Gino Albertengo

Personal information
- Full name: Gino Agustín Albertengo
- Date of birth: 4 July 2003 (age 22)
- Place of birth: Egusquiza [es], Santa Fe, Argentina
- Height: 1.79 m (5 ft 10 in)
- Position: Striker

Team information
- Current team: Atlético Rafaela

Youth career
- Atlético Rafaela

Senior career*
- Years: Team / Apps / (Gls)
- 2021–: Atlético Rafaela / 37 / (1)
- 2024: → Unión Sunchales (loan) / 11 / (1)
- 2024: → San Jorge [es] (loan) / – / (–)
- 2025: → San Luis (loan) / 12 / (0)

= Gino Albertengo =

Argentine footballer (born 2003)

Gino Agustín Albertengo (born 4 July 2003) is an Argentine footballer who plays as a striker for Atlético Rafaela.

==Club career==
Born in Egusquiza, Argentina, Albertengo started his career with Atlético Rafaela.

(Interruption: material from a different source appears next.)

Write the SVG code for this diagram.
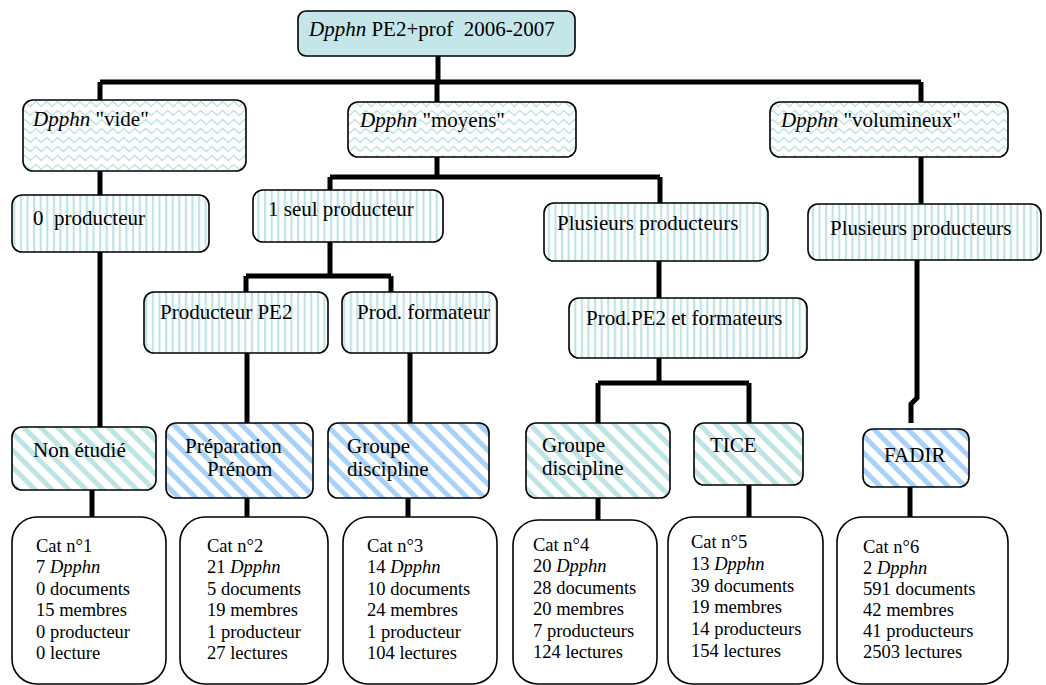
<svg xmlns="http://www.w3.org/2000/svg" width="1046" height="685" viewBox="0 0 1046 685" font-family="'Liberation Serif', 'Times New Roman', serif">
<style>
text{font-family:'Liberation Serif','Times New Roman',serif;fill:#000}
.t{font-size:21px}
.s{font-size:18.5px}
.box{stroke:#000;stroke-width:1.6}
.conn{stroke:#000;stroke-width:5;fill:none;stroke-linecap:butt;stroke-linejoin:miter}
</style>
<defs>
<pattern id="wave" patternUnits="userSpaceOnUse" width="11" height="9">
<rect width="11" height="9" fill="#fff"/>
<polyline points="0,5 2.75,2.5 5.5,5 8.25,7.5 11,5" fill="none" stroke="#bfe3e6" stroke-width="1.5"/>
</pattern>
<pattern id="vstripe" patternUnits="userSpaceOnUse" width="6.6" height="10">
<rect width="6.6" height="10" fill="#fff"/>
<rect x="0" width="2.2" height="10" fill="#bfe3e6"/>
</pattern>
<pattern id="dteal" patternUnits="userSpaceOnUse" width="12" height="12" patternTransform="rotate(-45)">
<rect width="12" height="12" fill="#fff"/>
<rect width="5" height="12" fill="#bfe4e6"/>
</pattern>
<pattern id="dblue" patternUnits="userSpaceOnUse" width="12" height="12" patternTransform="rotate(-45)">
<rect width="12" height="12" fill="#fff"/>
<rect width="5" height="12" fill="#a9d2fa"/>
</pattern>
</defs>
<rect width="1046" height="685" fill="#fff"/>

<g id="connectors" class="conn">
<path d="M438 56V82M100 82H921M100 82V100M437 82V102M921 82V102"/>
<path d="M100 171V195M100 252V427M92 490V517"/>
<path d="M437 157V177M330 177H660M330 177V190M660 177V203"/>
<path d="M330 242V276M246 276H391M246 276V292M391 276V292"/>
<path d="M247 353V423M410 353V423M247 498V517M408 498V517"/>
<path d="M659 261V298M659 358V383M598 383H749M598 383V423M749 383V423"/>
<path d="M598 498V520M749 485V517"/>
<path d="M921 157V204M917 260V398L911 404V423M910 487V517"/>
</g>

<g id="n-root"><rect class="box" x="298" y="11" width="277" height="45" rx="8" fill="#c4e6e9"/>
<text class="t" x="309" y="36"><tspan font-style="italic">Dpphn</tspan> PE2+prof&#160; 2006-2007</text></g>

<g id="n-vide"><rect class="box" x="23" y="100" width="223" height="71" rx="10" fill="url(#wave)"/>
<text class="t" x="33" y="126"><tspan font-style="italic">Dpphn</tspan> "vide"</text></g>
<g id="n-moyens"><rect class="box" x="348" y="102" width="228" height="55" rx="10" fill="url(#wave)"/>
<text class="t" x="360" y="127"><tspan font-style="italic">Dpphn</tspan> "moyens"</text></g>
<g id="n-volumineux"><rect class="box" x="770" y="102" width="238" height="55" rx="10" fill="url(#wave)"/>
<text class="t" x="781" y="127"><tspan font-style="italic">Dpphn</tspan> "volumineux"</text></g>

<g id="n-0prod"><rect class="box" x="12" y="195" width="197" height="57" rx="10" fill="url(#vstripe)"/>
<text class="t" x="33" y="225">0&#160; producteur</text></g>
<g id="n-1seul"><rect class="box" x="253" y="190" width="190" height="52" rx="10" fill="url(#vstripe)"/>
<text class="t" x="268" y="216">1 seul producteur</text></g>
<g id="n-plus-moy"><rect class="box" x="544" y="203" width="224" height="58" rx="10" fill="url(#vstripe)"/>
<text class="t" x="557" y="230">Plusieurs producteurs</text></g>
<g id="n-plus-vol"><rect class="box" x="808" y="204" width="233" height="56" rx="10" fill="url(#vstripe)"/>
<text class="t" x="830" y="235">Plusieurs producteurs</text></g>

<g id="n-prodpe2"><rect class="box" x="144" y="292" width="184" height="61" rx="10" fill="url(#vstripe)"/>
<text class="t" x="160" y="319">Producteur PE2</text></g>
<g id="n-prodform"><rect class="box" x="342" y="292" width="155" height="61" rx="10" fill="url(#vstripe)"/>
<text class="t" x="357" y="319">Prod. formateur</text></g>
<g id="n-pe2form"><rect class="box" x="569" y="298" width="238" height="60" rx="10" fill="url(#vstripe)"/>
<text class="t" x="586" y="325">Prod.PE2 et formateurs</text></g>

<g id="n-nonetudie"><rect class="box" x="12" y="427" width="144" height="63" rx="10" fill="url(#dteal)"/>
<text class="t" x="33" y="457">Non étudié</text></g>
<g id="n-prep"><rect class="box" x="166" y="423" width="147" height="75" rx="10" fill="url(#dblue)"/>
<text class="t" x="185" y="453">Préparation</text><text class="t" x="207" y="476">Prénom</text></g>
<g id="n-groupe3"><rect class="box" x="328" y="423" width="161" height="75" rx="10" fill="url(#dblue)"/>
<text class="t" x="347" y="453">Groupe</text><text class="t" x="347" y="476">discipline</text></g>
<g id="n-groupe4"><rect class="box" x="526" y="423" width="144" height="75" rx="10" fill="url(#dteal)"/>
<text class="t" x="542" y="452">Groupe</text><text class="t" x="542" y="475">discipline</text></g>
<g id="n-tice"><rect class="box" x="694" y="423" width="109" height="62" rx="10" fill="url(#dteal)"/>
<text class="t" x="710" y="452">TICE</text></g>
<g id="n-fadir"><rect class="box" x="863" y="429" width="106" height="58" rx="10" fill="url(#dblue)"/>
<text class="t" x="884" y="462">FADIR</text></g>

<g id="n-cat1"><rect class="box" x="12" y="517" width="154" height="167" rx="25" fill="#fff"/>
<text class="s" x="36" y="552">Cat n°1</text>
<text class="s" x="36" y="573.4">7 <tspan font-style="italic">Dpphn</tspan></text>
<text class="s" x="36" y="594.8">0 documents</text>
<text class="s" x="36" y="616.2">15 membres</text>
<text class="s" x="36" y="637.6">0 producteur</text>
<text class="s" x="36" y="659">0 lecture</text></g>
<g id="n-cat2"><rect class="box" x="180" y="517" width="148" height="167" rx="25" fill="#fff"/>
<text class="s" x="207" y="552">Cat n°2</text>
<text class="s" x="207" y="573.4">21 <tspan font-style="italic">Dpphn</tspan></text>
<text class="s" x="207" y="594.8">5 documents</text>
<text class="s" x="207" y="616.2">19 membres</text>
<text class="s" x="207" y="637.6">1 producteur</text>
<text class="s" x="207" y="659">27 lectures</text></g>
<g id="n-cat3"><rect class="box" x="343" y="517" width="154" height="167" rx="25" fill="#fff"/>
<text class="s" x="367" y="552">Cat n°3</text>
<text class="s" x="367" y="573.4">14 <tspan font-style="italic">Dpphn</tspan></text>
<text class="s" x="367" y="594.8">10 documents</text>
<text class="s" x="367" y="616.2">24 membres</text>
<text class="s" x="367" y="637.6">1 producteur</text>
<text class="s" x="367" y="659">104 lectures</text></g>
<g id="n-cat4"><rect class="box" x="513" y="520" width="144" height="164" rx="25" fill="#fff"/>
<text class="s" x="533" y="551">Cat n°4</text>
<text class="s" x="533" y="572.4">20 <tspan font-style="italic">Dpphn</tspan></text>
<text class="s" x="533" y="593.8">28 documents</text>
<text class="s" x="533" y="615.2">20 membres</text>
<text class="s" x="533" y="636.6">7 producteurs</text>
<text class="s" x="533" y="658">124 lectures</text></g>
<g id="n-cat5"><rect class="box" x="668" y="517" width="155" height="167" rx="25" fill="#fff"/>
<text class="s" x="691" y="548">Cat n°5</text>
<text class="s" x="691" y="569.8">13 <tspan font-style="italic">Dpphn</tspan></text>
<text class="s" x="691" y="591.6">39 documents</text>
<text class="s" x="691" y="613.4">19 membres</text>
<text class="s" x="691" y="635.2">14 producteurs</text>
<text class="s" x="691" y="657">154 lectures</text></g>
<g id="n-cat6"><rect class="box" x="837" y="517" width="171" height="167" rx="25" fill="#fff"/>
<text class="s" x="863" y="553">Cat n°6</text>
<text class="s" x="863" y="574">2 <tspan font-style="italic">Dpphn</tspan></text>
<text class="s" x="863" y="595">591 documents</text>
<text class="s" x="863" y="616">42 membres</text>
<text class="s" x="863" y="637">41 producteurs</text>
<text class="s" x="863" y="658">2503 lectures</text></g>
</svg>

He made his senior debut in the Copa Argentina match against Talleres on 2 March 2021 and signed his first professional contract on 29 April 2022.

In 2024, Albertengo had stints on loan with Unión de Sunchales and San Jorge. In January 2025, he moved to Chile and joined San Luis de Quillota on a one-year loan.

==Personal life==
Gino is the younger brother of the professional footballers Mauro and Lucas Albertengo. His brother Martín played football at amateur level in the Liga Rafaelina.